Sometimes life experiences can be like a lemon-flavored Tootsie Roll Pop. Hard and sour on the outside. Soft and sweet on the inside. Take getting dumped in a relationship for instance. Facing life alone can be tough for many people. Yet, there are behind-the-scenes benefits to every predicament! There's even a sweet treat hidden within the experience of losing a lover.

You can find the "pop"-the sweetness-inside your tart tootsie roll by looking behind the surface appearance of your situation. Ask yourself some probing questions: "What's been the beneficial effect of my predicament?" "What did I learn that helped me become a better person?" and "What good eventually came out of the situation?"

By focusing on how the experience served you, you can discover how the loss of a relationship can restore your trust in life. Or how losing your job or health can propel you closer to your dreams!

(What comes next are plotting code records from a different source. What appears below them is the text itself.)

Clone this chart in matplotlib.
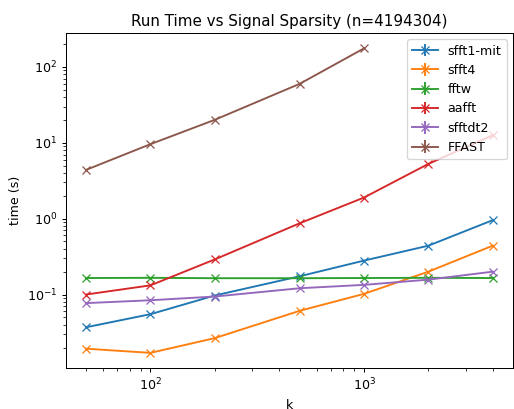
import numpy as np
import matplotlib
matplotlib.use('Agg')
import matplotlib.pyplot as plt

k = [50, 100, 200, 500, 1000, 2000, 4000]

sfft1_mit = [0.037, 0.055, 0.097, 0.174, 0.28, 0.44, 0.955]
sfft4 = [0.0193, 0.017, 0.0266, 0.061, 0.102, 0.20, 0.44]
fftw = [0.165, 0.166, 0.164, 0.164, 0.165, 0.166, 0.165]
aafft = [0.10, 0.132, 0.29, 0.87, 1.9, 5.27, 12.6]
sfftdt2 = [0.077, 0.084, 0.094, 0.121, 0.134, 0.157, 0.20]
ffast_k = [50, 100, 200, 500, 1000]
ffast = [4.4, 9.6, 20.1, 60.0, 176.0]

series = [
    (k, sfft1_mit, 'sfft1-mit'),
    (k, sfft4, 'sfft4'),
    (k, fftw, 'fftw'),
    (k, aafft, 'aafft'),
    (k, sfftdt2, 'sfftdt2'),
    (ffast_k, ffast, 'FFAST'),
]

dpi = 91
fig = plt.figure(figsize=(514 / dpi, 409 / dpi), dpi=dpi)
ax = fig.add_axes([0.128, 0.1, 0.87, 0.819])

for xs, ys, name in series:
    # errorbar with zero error -> asterisk-like legend handle
    ax.errorbar(xs, ys, yerr=[0] * len(ys), marker='x', label=name)

ax.set_xscale('log')
ax.set_yscale('log')
ax.set_xlabel('k')
ax.set_ylabel('time (s)')
ax.set_title('Run Time vs Signal Sparsity (n=4194304)')
ax.legend(loc='upper right')

fig.savefig('out.png', dpi=dpi)
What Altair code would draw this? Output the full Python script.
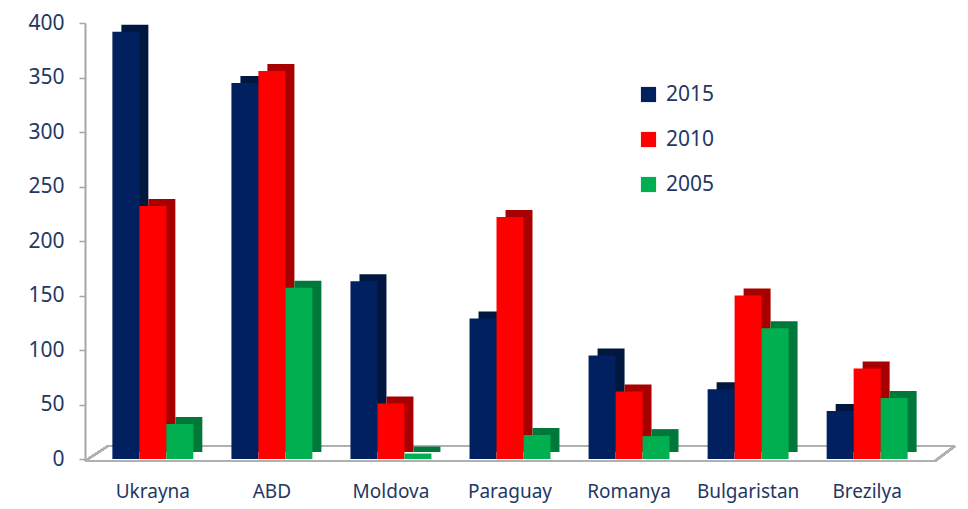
import altair as alt
import pandas as pd

countries = ["Ukrayna", "ABD", "Moldova", "Paraguay", "Romanya", "Bulgaristan", "Brezilya"]
years = ["2015", "2010", "2005"]
v2015 = [392, 345, 163, 129, 95, 64, 44]
v2010 = [232, 356, 51, 222, 62, 150, 83]
v2005 = [32, 157, 5, 22, 21, 120, 56]
y_ticks = [0, 50, 100, 150, 200, 250, 300, 350, 400]

front_colors = ["#002060", "#FF0000", "#00B050"]
side_colors = ["#00173F", "#A80000", "#00783A"]
text_color = "#1F3864"
font = "Noto Sans"

rows = []
for yr, vals in zip(years, [v2015, v2010, v2005]):
    for c, v in zip(countries, vals):
        rows.append({"country": c, "year": yr, "value": v})
df = pd.DataFrame(rows)

W, H = 850, 436
pin, pout = 0.32, 0.23
step = W / (len(countries) - pin + 2 * pout)
bw = step * (1 - pin)
depth = 9

x_enc = alt.X("country:N", sort=countries,
              scale=alt.Scale(paddingInner=pin, paddingOuter=pout),
              axis=alt.Axis(title=None, domain=False, ticks=False, labelAngle=0,
                            labelFont=font, labelFontSize=19, labelColor=text_color,
                            labelPadding=23))
y_enc = alt.Y("value:Q", scale=alt.Scale(domain=[0, 400], nice=False),
              axis=alt.Axis(title=None, values=y_ticks, grid=False,
                            domainColor="#A6A6A6", domainWidth=2,
                            tickColor="#A6A6A6", tickSize=6, tickWidth=1.5,
                            labelFont=font, labelFontSize=21, labelColor=text_color,
                            labelPadding=15))

base = alt.Chart(df)

back = base.mark_bar(yOffset=-7).encode(
    x=x_enc, y=y_enc,
    xOffset=alt.XOffset("year:N", sort=years,
                        scale=alt.Scale(paddingInner=0, range=[depth, bw + depth])),
    color=alt.Color("year:N", sort=years,
                    scale=alt.Scale(domain=years, range=side_colors), legend=None),
)

front = base.mark_bar().encode(
    x=x_enc, y=y_enc,
    xOffset=alt.XOffset("year:N", sort=years,
                        scale=alt.Scale(paddingInner=0, range=[0, bw])),
    color=alt.Color("year:N", sort=years,
                    scale=alt.Scale(domain=years, range=front_colors),
                    legend=alt.Legend(title=None, orient="none", legendX=553, legendY=61,
                                      symbolType="square", symbolSize=230,
                                      symbolStrokeWidth=0,
                                      labelFont=font, labelFontSize=21,
                                      labelColor=text_color, rowPadding=23,
                                      labelOffset=7)),
)

floor_style = dict(color="#B0B0B0", strokeWidth=2)
floor_front = alt.Chart(df).mark_rule(**floor_style).encode(
    x=alt.value(0), x2=alt.value(850), y=alt.value(H + 2), y2=alt.value(H + 2))
floor_back = alt.Chart(df).mark_rule(**floor_style).encode(
    x=alt.value(23), x2=alt.value(870), y=alt.value(H - 13), y2=alt.value(H - 13))
floor_left = alt.Chart(df).mark_rule(**floor_style).encode(
    x=alt.value(0), x2=alt.value(23), y=alt.value(H + 2), y2=alt.value(H - 13))
floor_right = alt.Chart(df).mark_rule(**floor_style).encode(
    x=alt.value(850), x2=alt.value(870), y=alt.value(H + 2), y2=alt.value(H - 13))

chart = alt.layer(floor_back, floor_left, floor_right, floor_front, back, front).resolve_scale(
    color="independent", xOffset="independent"
).properties(
    width=W, height=H,
    padding={"left": 77, "top": 15, "right": 25, "bottom": 50},
    autosize=alt.AutoSizeParams(type="none"),
).configure_view(stroke=None)

chart.save("out.html", embed_options={"renderer": "svg", "actions": False})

Let's check out some real-life lemons. Here are some examples of the unseen rewards of losing your relationship, job and health. And how the sour aftertaste can become sweet!

Benefits of Being Dumped

I was secure in my second marriage. Then, after 15 years, my husband suddenly abandoned me to marry an older woman. You heard right-an older woman! Go figure!

For years following the divorce, my feelings of hurt and anger were compounded by a sense of failure and humiliation. A decade later, I still feel the sting of betrayal. But now I'm armed with the outlook that every experience serves me. "So," I ponder, "what could possibly be the hidden value of getting dumped?"

While searching for the benefits, I unearth my involvement in the betrayal. The more honest I am, the more I uncover the truth: I'm the cause of my husband leaving me!

I Knew at the Altar!

I realize now that the betrayal began at the church altar. As my fiance slipped the ring on my finger, I knew that we weren't meant to be married to each other. I betrayed my own intuition by agreeing to be his wife. The undeniable fact is that I'm the one who abandoned me, not my spouse.

Why didn't I listen to my inner knowing? I realize now that I was afraid to be alone. To avoid loneliness, I jumped into matrimony.

These startling realizations release emotions that have haunted me for years. As more liberating insights pour in, the sour feelings begin to lift. I actually start to appreciate my ex-husband! He had the courage to tell himself and me the straight dope-that our relationship was dead.

Long-term Rewards

Having these fresh insights gives me renewed strength and curiosity to keep asking questions. What could possibly be the long-term benefits of being forced to live on my own? How has it served me to have to take care of myself? What good has come from this experience?

Slowly I begin to spot my good fortune of being left in the lurch:

  • I've learned to trust my intuition-and life itself-again

  • I've faced my fear of being alone and find that I enjoy being with myself

  • I've learned how to make my own way in the world

  • My focus has shifted from material to spiritual pursuits

    When you live alone, you stop being controlled by another person's actions and reclaim the freedom to pursue your personal passions. You create a more personally meaningful lifestyle. And being alone, you're much more available to people and activities that support you in creating your unique dreams.

    Benefits of Losing Your Job

    "We won't be needing your services any longer." When I heard these words come out of my employer's mouth, I was floored. But I shouldn't have been.